Dataset excerpt:
= = =
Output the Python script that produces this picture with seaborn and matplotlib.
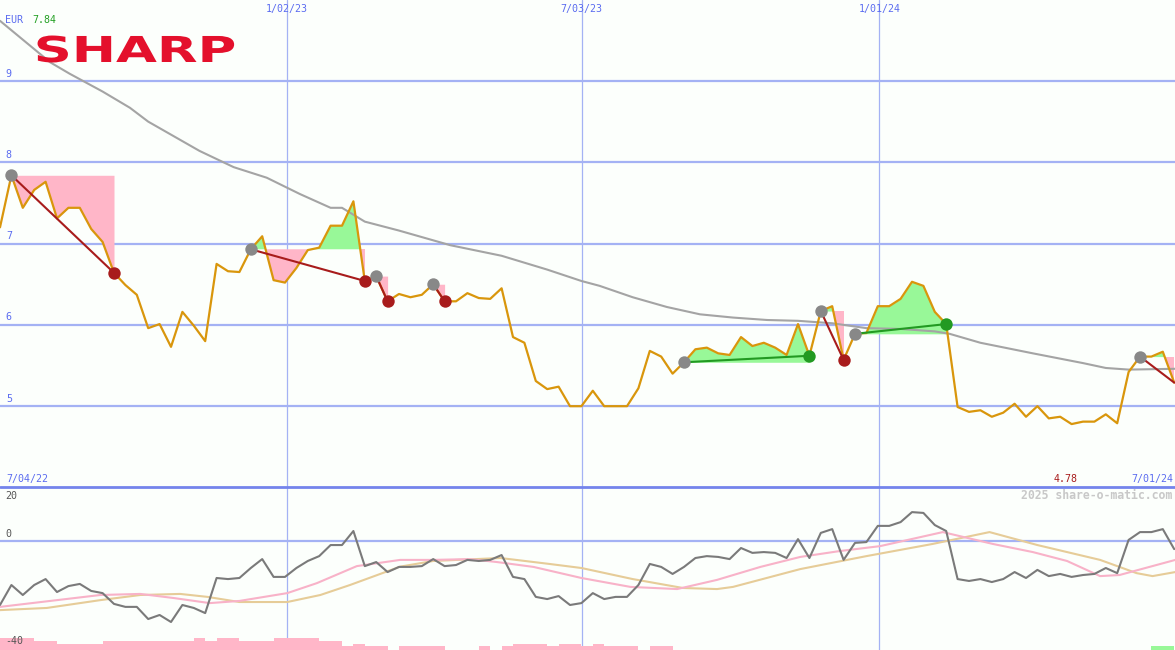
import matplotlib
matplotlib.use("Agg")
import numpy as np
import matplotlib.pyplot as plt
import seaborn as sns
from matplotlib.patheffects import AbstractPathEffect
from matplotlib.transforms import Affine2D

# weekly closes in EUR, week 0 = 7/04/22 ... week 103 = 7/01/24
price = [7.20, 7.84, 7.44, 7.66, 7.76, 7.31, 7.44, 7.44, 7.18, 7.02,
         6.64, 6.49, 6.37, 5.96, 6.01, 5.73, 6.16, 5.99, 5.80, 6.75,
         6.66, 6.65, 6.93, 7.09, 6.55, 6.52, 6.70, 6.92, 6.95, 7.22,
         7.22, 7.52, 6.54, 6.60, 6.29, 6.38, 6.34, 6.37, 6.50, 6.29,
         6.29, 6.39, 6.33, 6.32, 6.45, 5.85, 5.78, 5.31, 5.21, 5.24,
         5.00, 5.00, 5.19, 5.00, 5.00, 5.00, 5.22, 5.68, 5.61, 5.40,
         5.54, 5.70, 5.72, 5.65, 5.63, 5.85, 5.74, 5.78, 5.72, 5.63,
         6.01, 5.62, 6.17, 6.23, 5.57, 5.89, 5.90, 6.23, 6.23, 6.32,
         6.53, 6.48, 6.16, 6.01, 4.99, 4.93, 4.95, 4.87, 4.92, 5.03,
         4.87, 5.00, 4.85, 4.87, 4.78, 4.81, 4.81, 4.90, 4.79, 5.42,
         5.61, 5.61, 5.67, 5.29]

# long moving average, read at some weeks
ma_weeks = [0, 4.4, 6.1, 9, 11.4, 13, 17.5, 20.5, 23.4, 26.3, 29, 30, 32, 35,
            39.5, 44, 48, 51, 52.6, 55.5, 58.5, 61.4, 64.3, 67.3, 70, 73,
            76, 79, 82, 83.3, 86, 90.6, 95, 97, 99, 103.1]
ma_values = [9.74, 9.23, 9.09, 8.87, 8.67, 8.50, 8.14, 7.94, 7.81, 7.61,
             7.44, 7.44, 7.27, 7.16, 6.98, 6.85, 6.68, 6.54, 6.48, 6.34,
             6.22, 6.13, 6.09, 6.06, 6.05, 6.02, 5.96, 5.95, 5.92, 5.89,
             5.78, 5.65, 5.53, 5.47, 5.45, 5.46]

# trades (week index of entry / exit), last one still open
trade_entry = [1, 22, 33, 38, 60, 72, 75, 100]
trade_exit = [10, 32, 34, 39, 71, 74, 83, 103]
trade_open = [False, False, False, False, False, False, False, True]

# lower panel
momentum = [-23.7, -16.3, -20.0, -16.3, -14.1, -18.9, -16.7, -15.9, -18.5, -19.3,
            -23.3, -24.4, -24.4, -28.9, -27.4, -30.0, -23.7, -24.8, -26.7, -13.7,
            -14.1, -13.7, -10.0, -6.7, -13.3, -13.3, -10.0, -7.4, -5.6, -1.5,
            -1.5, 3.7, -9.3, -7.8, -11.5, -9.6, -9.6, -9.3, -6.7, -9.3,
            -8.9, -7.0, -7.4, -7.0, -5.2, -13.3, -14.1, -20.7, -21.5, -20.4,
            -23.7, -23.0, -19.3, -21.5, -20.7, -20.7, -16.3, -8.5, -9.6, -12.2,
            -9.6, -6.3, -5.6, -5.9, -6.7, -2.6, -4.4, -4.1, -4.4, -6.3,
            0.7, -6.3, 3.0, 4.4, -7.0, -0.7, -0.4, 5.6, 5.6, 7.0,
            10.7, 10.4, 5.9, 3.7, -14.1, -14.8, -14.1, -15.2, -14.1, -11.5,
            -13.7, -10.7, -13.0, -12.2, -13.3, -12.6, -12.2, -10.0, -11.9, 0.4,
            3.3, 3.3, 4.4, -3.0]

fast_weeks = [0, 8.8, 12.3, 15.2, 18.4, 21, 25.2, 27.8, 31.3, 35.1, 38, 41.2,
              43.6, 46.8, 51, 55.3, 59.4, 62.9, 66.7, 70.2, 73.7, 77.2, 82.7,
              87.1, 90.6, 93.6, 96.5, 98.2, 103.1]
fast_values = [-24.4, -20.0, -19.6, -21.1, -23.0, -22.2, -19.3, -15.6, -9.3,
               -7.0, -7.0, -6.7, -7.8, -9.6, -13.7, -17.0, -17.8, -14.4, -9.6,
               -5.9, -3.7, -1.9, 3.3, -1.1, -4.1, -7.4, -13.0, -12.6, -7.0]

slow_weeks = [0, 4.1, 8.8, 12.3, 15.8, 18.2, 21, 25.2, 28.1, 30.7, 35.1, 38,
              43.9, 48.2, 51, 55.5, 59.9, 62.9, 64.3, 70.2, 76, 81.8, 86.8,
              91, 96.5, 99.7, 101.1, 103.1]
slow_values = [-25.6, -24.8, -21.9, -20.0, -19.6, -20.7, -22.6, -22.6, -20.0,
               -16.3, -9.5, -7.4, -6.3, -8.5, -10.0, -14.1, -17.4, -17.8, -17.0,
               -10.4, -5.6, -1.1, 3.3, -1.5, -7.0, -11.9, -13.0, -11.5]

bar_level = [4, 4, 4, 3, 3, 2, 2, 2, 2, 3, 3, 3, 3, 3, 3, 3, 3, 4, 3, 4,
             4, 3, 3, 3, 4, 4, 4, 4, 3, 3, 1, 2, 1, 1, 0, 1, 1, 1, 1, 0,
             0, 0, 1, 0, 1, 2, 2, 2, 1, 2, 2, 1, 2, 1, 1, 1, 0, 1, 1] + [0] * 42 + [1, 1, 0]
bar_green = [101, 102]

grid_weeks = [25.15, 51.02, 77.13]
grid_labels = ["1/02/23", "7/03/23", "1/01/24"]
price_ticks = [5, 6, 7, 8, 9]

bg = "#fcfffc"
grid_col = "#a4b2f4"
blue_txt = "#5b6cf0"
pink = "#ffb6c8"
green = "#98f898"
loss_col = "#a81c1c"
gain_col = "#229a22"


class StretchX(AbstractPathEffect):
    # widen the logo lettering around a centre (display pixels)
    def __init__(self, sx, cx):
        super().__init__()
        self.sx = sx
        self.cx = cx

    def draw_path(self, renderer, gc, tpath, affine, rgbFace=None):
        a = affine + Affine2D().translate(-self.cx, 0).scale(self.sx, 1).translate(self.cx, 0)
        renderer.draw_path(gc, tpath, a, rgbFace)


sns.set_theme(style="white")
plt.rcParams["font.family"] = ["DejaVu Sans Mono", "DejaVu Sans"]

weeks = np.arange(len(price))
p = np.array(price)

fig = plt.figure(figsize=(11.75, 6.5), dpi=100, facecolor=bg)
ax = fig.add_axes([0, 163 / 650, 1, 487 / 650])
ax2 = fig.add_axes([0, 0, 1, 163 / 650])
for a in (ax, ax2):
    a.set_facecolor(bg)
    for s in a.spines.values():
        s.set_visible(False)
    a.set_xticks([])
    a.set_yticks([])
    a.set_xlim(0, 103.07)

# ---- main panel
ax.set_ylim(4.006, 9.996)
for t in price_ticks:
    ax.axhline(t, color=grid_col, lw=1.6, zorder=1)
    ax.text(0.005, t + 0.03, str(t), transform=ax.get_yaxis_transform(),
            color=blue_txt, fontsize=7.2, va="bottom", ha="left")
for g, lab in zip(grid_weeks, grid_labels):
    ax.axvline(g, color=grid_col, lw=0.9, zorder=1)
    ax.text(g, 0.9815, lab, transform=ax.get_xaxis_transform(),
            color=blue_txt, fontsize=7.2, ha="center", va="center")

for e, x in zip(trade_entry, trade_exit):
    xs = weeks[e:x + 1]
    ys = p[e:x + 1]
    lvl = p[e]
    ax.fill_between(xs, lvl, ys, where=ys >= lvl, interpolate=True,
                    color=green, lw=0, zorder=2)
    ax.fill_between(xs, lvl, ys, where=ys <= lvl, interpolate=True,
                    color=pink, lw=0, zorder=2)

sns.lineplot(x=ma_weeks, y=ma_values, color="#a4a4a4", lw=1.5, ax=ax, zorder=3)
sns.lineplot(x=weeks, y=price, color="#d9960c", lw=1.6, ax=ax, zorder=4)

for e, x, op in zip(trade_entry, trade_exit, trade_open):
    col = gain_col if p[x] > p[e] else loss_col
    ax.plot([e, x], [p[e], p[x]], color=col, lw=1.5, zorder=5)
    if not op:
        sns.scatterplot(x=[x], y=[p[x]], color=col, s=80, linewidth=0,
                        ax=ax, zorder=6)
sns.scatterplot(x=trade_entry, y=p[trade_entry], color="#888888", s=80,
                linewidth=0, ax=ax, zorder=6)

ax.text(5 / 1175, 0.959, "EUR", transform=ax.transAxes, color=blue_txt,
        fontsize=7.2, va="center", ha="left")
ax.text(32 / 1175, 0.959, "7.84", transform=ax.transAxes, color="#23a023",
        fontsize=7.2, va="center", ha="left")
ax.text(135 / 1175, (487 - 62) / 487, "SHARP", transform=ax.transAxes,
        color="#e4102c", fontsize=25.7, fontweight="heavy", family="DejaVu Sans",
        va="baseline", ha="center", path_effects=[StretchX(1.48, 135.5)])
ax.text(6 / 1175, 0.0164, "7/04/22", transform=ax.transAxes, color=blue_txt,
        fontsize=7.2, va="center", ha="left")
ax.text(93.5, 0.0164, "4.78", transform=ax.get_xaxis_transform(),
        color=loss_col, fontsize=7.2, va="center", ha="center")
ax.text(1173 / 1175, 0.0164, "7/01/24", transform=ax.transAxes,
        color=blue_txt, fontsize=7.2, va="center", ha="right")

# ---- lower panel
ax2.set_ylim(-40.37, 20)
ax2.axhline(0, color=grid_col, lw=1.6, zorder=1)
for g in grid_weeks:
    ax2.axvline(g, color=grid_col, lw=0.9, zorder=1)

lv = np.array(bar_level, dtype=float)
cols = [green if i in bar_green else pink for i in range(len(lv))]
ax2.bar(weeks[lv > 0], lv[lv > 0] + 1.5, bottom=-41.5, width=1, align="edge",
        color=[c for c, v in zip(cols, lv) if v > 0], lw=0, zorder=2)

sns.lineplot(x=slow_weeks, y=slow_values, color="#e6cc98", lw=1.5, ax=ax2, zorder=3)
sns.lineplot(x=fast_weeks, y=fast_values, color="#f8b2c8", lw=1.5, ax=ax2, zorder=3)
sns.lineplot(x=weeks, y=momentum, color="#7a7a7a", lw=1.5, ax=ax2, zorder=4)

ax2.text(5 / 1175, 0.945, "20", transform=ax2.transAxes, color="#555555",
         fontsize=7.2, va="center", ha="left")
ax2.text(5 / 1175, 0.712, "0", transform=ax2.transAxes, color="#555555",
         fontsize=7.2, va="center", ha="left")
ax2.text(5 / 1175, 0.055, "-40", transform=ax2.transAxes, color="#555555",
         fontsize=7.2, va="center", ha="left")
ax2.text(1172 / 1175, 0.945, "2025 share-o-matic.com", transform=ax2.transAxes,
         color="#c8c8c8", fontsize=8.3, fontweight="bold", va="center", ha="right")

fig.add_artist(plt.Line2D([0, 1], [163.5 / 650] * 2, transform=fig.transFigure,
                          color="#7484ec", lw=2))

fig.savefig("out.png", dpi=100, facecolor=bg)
= = =
What the task asks: Up to and including the line with "5.61, 5.61, 5.67, 5.29]", copy the data above from its first line. Skip pictures.

Exercise result:
Output the Python script that produces this picture with seaborn and matplotlib.
import matplotlib
matplotlib.use("Agg")
import numpy as np
import matplotlib.pyplot as plt
import seaborn as sns
from matplotlib.patheffects import AbstractPathEffect
from matplotlib.transforms import Affine2D

# weekly closes in EUR, week 0 = 7/04/22 ... week 103 = 7/01/24
price = [7.20, 7.84, 7.44, 7.66, 7.76, 7.31, 7.44, 7.44, 7.18, 7.02,
         6.64, 6.49, 6.37, 5.96, 6.01, 5.73, 6.16, 5.99, 5.80, 6.75,
         6.66, 6.65, 6.93, 7.09, 6.55, 6.52, 6.70, 6.92, 6.95, 7.22,
         7.22, 7.52, 6.54, 6.60, 6.29, 6.38, 6.34, 6.37, 6.50, 6.29,
         6.29, 6.39, 6.33, 6.32, 6.45, 5.85, 5.78, 5.31, 5.21, 5.24,
         5.00, 5.00, 5.19, 5.00, 5.00, 5.00, 5.22, 5.68, 5.61, 5.40,
         5.54, 5.70, 5.72, 5.65, 5.63, 5.85, 5.74, 5.78, 5.72, 5.63,
         6.01, 5.62, 6.17, 6.23, 5.57, 5.89, 5.90, 6.23, 6.23, 6.32,
         6.53, 6.48, 6.16, 6.01, 4.99, 4.93, 4.95, 4.87, 4.92, 5.03,
         4.87, 5.00, 4.85, 4.87, 4.78, 4.81, 4.81, 4.90, 4.79, 5.42,
         5.61, 5.61, 5.67, 5.29]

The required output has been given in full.